Tally up the lines where the string "this" appears; reply with the number only.

>> start EXERCISE DATA

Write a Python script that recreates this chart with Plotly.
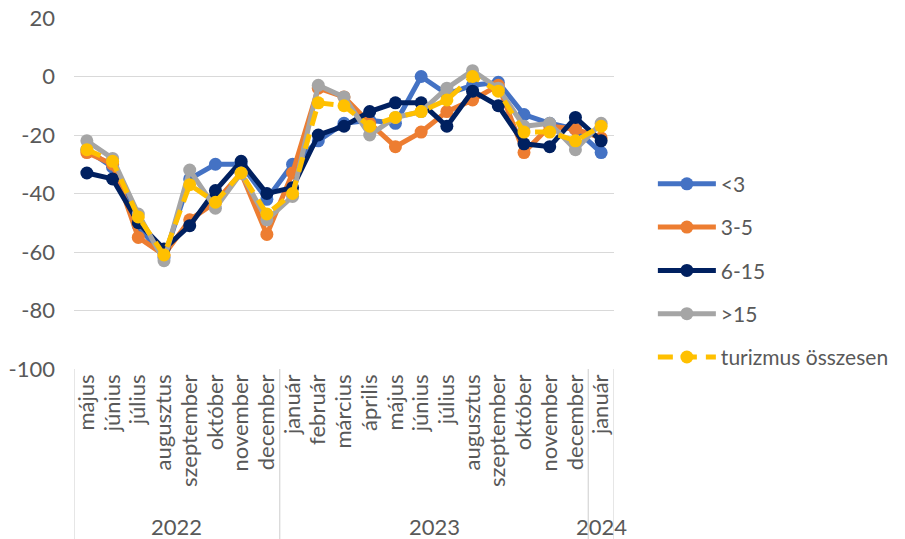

>> end EXERCISE DATA
>> start EXERCISE DATA

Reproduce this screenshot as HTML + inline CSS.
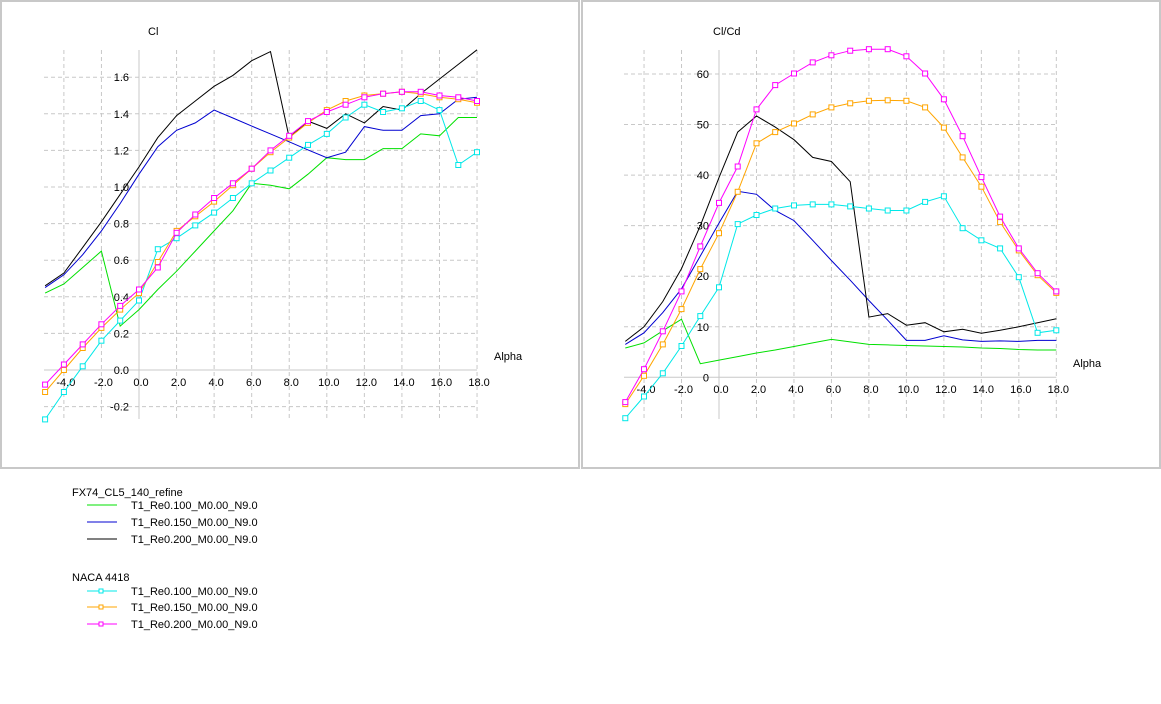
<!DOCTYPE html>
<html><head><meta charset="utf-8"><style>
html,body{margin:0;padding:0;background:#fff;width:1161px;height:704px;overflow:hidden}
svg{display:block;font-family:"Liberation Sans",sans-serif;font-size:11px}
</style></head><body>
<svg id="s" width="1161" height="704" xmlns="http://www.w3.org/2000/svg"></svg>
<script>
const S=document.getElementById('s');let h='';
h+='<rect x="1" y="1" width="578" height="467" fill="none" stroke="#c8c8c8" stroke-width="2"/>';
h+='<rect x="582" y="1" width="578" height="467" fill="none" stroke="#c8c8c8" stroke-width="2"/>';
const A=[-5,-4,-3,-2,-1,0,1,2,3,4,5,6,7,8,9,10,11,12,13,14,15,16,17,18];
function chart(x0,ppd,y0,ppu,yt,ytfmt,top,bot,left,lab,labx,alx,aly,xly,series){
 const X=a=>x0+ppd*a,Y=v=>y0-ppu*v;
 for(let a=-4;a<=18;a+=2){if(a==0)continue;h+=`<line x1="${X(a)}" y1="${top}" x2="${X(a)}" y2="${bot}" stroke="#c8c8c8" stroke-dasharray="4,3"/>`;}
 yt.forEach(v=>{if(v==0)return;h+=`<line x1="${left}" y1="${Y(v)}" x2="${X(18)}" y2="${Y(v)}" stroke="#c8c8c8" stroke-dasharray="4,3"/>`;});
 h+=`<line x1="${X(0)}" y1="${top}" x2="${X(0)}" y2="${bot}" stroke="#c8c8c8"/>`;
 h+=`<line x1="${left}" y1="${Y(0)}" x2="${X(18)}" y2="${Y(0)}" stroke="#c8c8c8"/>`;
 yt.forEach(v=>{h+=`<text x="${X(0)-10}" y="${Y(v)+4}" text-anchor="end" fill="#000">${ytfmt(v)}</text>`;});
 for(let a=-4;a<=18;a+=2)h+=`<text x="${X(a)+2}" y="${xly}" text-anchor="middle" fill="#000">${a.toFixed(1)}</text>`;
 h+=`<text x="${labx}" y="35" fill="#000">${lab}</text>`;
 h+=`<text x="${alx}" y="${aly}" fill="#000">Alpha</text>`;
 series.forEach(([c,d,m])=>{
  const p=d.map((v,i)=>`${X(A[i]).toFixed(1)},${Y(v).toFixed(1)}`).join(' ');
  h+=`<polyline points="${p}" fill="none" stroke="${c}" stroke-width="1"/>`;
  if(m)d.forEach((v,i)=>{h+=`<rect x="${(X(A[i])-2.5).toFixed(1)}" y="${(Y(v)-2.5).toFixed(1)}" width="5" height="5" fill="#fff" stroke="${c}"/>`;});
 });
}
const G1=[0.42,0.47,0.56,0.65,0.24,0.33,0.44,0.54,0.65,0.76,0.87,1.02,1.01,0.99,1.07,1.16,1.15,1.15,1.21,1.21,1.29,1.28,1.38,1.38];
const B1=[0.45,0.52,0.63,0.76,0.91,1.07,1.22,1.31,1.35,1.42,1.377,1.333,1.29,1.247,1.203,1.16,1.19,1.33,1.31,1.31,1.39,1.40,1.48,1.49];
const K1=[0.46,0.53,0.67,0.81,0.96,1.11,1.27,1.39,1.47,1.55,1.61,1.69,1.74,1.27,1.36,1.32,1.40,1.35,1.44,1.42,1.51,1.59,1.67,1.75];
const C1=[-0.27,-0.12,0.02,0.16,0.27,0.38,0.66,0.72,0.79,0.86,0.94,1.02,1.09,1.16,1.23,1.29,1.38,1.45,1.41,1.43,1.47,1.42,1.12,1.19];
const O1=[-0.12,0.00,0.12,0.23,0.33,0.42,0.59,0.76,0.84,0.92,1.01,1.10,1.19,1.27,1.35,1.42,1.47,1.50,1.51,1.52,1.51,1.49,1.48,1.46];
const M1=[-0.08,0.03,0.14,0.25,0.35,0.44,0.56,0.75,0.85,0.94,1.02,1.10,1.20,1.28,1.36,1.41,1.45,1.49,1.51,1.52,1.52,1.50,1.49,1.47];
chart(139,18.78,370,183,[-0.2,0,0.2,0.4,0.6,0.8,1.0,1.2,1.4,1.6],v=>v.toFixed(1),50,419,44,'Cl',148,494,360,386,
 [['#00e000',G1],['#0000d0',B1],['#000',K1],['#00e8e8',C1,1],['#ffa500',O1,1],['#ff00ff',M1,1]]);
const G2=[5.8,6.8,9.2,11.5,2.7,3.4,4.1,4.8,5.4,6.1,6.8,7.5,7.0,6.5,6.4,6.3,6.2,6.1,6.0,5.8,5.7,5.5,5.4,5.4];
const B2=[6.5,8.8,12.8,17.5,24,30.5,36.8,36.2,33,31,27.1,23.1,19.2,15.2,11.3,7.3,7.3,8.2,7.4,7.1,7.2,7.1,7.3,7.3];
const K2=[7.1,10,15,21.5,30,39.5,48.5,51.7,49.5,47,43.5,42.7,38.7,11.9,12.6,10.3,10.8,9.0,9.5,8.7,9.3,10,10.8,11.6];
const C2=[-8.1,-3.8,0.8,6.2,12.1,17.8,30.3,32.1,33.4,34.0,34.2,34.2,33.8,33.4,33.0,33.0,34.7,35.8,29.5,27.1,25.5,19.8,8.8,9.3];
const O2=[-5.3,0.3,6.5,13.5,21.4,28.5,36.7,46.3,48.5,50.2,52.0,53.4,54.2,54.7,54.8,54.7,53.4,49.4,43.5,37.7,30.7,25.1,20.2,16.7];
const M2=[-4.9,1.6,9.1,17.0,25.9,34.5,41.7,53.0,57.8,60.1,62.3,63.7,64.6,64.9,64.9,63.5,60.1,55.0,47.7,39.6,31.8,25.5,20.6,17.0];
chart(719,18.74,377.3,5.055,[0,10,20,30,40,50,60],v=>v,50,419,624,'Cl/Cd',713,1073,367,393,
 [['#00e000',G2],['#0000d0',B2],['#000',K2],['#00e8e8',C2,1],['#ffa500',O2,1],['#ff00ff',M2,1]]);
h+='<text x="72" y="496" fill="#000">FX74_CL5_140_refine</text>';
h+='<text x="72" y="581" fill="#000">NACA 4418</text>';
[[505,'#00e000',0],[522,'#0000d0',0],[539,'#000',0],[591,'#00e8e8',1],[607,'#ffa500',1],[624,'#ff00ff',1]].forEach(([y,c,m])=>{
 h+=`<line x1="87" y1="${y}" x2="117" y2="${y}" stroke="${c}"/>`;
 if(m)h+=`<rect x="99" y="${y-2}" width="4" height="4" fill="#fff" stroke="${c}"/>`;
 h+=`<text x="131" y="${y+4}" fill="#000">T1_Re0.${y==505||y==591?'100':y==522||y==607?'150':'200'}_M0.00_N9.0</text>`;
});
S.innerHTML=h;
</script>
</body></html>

>> end EXERCISE DATA

» EXERCISE RESPONSE
2